Stenzel morou no imóvel até ficar bem velhinho e, sem autonomia, acabar no Lar Dona Ruth. Morreu em 1980. A casa que hoje está sucumbindo já resistiu bravamente a um empreendimento que quase não deu certo. Ela deveria abrigar uma loja de decoração do cunhado de Stenzel. Mas, logo ao ser erguida, em 1928, ela fraquejou (as paredes cederam e foram amarradas), o que fez com que o empreiteiro desistisse da ideia de montar justamente uma loja de decorações e pinturas num local que havia sido mal projetado.
Exposição
Stenzel não se importou com tudo isso e morou na residência, que resistiu bravamente inclusive à desmontagem e à remontagem no Parque São Lourenço.
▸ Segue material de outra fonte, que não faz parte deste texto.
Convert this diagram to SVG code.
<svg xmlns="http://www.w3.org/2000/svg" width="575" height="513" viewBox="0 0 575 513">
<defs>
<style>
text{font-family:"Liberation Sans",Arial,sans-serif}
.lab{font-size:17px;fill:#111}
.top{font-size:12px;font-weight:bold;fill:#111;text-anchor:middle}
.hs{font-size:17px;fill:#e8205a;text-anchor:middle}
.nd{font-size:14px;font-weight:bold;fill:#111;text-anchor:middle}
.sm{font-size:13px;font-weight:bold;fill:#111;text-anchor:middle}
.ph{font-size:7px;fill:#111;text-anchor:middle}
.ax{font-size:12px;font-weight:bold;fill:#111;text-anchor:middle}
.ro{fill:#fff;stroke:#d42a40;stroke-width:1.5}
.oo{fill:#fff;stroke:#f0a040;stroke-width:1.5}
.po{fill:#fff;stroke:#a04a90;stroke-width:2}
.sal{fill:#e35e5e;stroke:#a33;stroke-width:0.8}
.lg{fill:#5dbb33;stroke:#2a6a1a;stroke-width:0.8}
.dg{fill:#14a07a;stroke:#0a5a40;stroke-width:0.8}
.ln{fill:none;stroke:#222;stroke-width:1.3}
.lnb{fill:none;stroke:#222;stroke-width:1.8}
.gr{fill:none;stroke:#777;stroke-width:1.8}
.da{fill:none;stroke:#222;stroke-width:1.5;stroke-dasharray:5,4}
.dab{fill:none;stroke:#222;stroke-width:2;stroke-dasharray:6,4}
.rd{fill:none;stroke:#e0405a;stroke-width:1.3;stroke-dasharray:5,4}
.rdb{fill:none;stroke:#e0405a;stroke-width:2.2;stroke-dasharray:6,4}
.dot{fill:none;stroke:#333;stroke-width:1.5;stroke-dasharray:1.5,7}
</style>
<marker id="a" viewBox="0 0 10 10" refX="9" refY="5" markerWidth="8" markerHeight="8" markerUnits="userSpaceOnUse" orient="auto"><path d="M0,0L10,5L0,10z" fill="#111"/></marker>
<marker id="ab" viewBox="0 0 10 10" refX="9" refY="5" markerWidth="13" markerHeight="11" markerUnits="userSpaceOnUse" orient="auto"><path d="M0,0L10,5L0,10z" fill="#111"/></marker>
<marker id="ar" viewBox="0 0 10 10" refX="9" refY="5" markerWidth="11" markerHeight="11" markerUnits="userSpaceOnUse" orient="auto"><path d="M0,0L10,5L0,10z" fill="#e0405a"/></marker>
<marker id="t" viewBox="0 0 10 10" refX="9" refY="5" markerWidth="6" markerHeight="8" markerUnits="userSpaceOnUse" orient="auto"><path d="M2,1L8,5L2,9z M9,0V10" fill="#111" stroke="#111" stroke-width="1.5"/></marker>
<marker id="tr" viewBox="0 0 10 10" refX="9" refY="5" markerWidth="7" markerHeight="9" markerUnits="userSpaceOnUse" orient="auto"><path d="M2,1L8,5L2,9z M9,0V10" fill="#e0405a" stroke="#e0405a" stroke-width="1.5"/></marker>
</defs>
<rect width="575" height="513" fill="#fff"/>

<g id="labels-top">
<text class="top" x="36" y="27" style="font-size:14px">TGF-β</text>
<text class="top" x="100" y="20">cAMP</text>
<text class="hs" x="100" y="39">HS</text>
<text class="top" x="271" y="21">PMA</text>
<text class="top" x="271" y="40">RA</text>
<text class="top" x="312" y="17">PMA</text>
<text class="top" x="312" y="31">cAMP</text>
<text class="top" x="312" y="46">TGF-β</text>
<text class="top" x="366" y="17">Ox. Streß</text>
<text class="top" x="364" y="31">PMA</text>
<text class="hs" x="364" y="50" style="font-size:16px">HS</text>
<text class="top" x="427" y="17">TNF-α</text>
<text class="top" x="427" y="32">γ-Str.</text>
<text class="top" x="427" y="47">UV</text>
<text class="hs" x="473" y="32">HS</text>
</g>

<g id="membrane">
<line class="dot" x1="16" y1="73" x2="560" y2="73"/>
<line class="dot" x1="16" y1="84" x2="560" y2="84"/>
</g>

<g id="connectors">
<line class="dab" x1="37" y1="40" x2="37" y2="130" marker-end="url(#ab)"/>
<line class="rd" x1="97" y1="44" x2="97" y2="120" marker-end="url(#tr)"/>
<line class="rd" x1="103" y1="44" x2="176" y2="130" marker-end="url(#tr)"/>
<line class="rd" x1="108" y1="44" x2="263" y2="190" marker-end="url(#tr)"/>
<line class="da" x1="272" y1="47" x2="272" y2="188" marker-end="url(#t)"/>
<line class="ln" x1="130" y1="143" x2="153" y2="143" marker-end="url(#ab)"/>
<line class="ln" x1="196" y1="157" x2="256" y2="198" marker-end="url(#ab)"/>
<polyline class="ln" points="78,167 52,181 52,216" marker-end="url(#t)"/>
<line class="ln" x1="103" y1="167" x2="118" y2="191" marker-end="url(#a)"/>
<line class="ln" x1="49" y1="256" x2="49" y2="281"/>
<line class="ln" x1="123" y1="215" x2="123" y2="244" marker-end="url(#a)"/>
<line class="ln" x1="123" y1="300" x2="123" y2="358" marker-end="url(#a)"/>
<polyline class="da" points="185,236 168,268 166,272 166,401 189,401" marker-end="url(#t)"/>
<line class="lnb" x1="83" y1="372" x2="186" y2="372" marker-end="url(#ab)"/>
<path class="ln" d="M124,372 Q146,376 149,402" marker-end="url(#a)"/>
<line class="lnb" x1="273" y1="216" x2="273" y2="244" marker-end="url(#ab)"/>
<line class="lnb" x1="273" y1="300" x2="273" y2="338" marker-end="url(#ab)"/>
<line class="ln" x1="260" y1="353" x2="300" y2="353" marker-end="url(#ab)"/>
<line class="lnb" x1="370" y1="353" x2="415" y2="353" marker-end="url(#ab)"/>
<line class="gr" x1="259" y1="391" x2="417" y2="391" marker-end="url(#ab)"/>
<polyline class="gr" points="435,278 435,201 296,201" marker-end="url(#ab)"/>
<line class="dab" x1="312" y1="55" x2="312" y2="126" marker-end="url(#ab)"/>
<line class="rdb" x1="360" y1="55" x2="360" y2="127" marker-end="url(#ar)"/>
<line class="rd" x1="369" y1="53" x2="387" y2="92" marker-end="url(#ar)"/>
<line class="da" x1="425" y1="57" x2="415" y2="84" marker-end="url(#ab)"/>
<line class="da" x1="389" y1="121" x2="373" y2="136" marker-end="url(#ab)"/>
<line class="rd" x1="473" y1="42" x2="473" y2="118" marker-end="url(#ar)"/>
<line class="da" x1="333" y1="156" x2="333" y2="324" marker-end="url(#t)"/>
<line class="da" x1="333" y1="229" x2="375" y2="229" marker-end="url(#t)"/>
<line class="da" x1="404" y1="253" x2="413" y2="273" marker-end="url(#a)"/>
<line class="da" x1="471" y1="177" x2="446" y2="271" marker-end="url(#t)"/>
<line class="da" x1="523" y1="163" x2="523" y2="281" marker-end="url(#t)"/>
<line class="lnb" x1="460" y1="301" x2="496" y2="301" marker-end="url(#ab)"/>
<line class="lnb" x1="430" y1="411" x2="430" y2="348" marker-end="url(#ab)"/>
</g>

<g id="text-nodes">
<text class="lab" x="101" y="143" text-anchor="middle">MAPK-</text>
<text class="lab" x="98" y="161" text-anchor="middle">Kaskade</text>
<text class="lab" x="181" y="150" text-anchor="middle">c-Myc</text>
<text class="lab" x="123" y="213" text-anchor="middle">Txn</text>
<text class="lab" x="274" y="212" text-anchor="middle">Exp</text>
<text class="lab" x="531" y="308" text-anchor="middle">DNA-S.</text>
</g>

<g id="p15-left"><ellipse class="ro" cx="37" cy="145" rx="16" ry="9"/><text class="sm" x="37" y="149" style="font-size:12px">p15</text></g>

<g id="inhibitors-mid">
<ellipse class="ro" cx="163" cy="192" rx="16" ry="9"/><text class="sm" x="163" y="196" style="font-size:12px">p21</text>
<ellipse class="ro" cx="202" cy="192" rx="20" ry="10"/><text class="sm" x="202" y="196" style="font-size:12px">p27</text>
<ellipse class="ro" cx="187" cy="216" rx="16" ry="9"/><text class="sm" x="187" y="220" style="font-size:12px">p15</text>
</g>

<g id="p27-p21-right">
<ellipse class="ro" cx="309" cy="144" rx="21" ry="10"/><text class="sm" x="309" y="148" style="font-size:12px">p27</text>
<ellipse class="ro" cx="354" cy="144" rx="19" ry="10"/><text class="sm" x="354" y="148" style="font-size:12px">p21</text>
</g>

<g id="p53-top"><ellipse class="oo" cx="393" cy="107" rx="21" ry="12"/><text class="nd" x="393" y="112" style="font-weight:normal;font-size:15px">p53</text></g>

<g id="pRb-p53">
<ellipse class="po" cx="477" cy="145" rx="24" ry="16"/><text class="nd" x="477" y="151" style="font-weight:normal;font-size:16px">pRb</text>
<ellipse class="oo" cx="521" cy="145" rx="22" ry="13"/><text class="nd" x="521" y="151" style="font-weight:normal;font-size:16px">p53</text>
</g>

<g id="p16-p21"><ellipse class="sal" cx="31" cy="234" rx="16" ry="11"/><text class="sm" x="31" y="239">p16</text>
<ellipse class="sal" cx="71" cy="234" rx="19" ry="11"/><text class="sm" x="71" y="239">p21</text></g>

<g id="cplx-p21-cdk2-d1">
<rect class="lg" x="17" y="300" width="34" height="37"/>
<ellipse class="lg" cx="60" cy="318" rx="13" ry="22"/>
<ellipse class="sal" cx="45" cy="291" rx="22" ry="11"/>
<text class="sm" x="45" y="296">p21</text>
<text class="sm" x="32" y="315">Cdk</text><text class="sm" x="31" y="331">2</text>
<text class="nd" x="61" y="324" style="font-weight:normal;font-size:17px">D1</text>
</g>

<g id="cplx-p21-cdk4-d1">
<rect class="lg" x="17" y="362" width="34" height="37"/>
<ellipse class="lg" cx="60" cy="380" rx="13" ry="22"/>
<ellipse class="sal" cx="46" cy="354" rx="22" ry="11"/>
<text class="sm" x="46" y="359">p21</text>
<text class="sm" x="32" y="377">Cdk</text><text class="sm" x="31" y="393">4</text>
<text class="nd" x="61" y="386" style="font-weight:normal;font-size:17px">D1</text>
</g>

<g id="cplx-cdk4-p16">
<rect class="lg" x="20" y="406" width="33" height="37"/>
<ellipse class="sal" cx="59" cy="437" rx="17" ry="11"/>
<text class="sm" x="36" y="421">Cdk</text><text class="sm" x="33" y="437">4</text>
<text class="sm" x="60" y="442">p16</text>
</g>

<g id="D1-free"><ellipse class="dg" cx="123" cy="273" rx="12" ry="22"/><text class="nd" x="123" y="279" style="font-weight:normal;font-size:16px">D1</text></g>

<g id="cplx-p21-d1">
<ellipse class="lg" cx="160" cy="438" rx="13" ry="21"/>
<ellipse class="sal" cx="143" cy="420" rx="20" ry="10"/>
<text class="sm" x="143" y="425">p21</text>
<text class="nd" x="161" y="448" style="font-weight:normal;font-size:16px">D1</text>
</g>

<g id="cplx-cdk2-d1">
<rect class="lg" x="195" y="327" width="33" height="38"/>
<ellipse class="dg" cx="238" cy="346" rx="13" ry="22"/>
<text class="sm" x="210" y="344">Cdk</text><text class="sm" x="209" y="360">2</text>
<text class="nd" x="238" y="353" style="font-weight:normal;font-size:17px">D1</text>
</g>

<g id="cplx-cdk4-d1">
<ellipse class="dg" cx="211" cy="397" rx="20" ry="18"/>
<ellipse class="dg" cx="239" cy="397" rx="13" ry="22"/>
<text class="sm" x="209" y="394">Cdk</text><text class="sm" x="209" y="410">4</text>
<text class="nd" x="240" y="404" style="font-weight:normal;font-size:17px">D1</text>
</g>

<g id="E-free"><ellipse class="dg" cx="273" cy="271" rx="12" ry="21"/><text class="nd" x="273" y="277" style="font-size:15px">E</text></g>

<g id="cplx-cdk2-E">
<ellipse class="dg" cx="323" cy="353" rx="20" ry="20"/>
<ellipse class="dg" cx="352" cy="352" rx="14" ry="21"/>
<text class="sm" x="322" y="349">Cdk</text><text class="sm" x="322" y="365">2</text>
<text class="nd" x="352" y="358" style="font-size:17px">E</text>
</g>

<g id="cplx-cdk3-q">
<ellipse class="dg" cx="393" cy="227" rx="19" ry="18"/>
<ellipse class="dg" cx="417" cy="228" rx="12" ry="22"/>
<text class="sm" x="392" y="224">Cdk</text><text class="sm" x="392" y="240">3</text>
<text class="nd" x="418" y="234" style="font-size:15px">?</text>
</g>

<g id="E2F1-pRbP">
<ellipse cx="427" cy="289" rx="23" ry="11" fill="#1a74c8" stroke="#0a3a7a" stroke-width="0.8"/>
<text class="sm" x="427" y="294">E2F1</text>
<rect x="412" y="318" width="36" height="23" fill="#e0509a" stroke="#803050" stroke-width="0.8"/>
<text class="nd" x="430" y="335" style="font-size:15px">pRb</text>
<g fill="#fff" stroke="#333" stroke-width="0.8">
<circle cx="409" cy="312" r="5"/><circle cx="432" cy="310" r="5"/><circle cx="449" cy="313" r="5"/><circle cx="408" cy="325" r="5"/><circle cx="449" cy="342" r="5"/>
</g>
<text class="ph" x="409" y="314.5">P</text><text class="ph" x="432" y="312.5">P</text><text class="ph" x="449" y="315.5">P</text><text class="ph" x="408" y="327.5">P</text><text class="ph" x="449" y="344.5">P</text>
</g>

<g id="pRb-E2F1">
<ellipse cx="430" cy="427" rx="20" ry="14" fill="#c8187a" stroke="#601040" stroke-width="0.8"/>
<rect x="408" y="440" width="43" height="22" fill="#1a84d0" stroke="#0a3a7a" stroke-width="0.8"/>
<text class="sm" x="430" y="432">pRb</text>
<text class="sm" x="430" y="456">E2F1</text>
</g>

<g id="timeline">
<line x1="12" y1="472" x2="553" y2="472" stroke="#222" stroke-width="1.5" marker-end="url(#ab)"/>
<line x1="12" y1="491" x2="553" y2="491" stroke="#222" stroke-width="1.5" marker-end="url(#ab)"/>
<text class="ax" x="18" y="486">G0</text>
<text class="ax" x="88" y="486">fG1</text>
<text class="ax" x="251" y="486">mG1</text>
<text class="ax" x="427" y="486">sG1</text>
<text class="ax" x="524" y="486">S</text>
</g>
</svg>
Transferida para o atual endereço, ela expunha obras do artista, como peças originais, réplicas de esculturas e documentos que contavam a trajetória dele. Em 2009, foi fechada e todos os itens do acervo foram devolvidos à Secretaria de Estado da Cultura: as cerca de 100 peças pertencem à família dele, mas estão em comodato com o governo.
O Paraná tem ainda outras 900 peças de Stenzel doadas ao acervo do Museu de Arte do Paraná, repassadas ao Museu Oscar Niemeyer (MON). Atualmente as peças compõem uma exposição permanente no MON (alguns dos objetos pertenceram ao ateliê de Stenzel).
“Digo que ele foi o mais tecnológico dos artistas, pois não fundou um estilo próprio, mas se preocupou em bem aplicar a técnica da gravura e da expressão. Deve ter sido um dos únicos professores da Embap [Escola de Música e Belas Artes do Paraná] a trabalhar com figuras humanas”, diz a artista plástica e pesquisadora Didonet Thomaz, estudiosa de Stenzel.
A Fundação Cultural de Curitiba afirma que “não tem medido esforços para encontrar alternativas e fontes de financiamento para iniciar o restauro, a fim de que o local volte a funcionar e a receber o público outra vez.”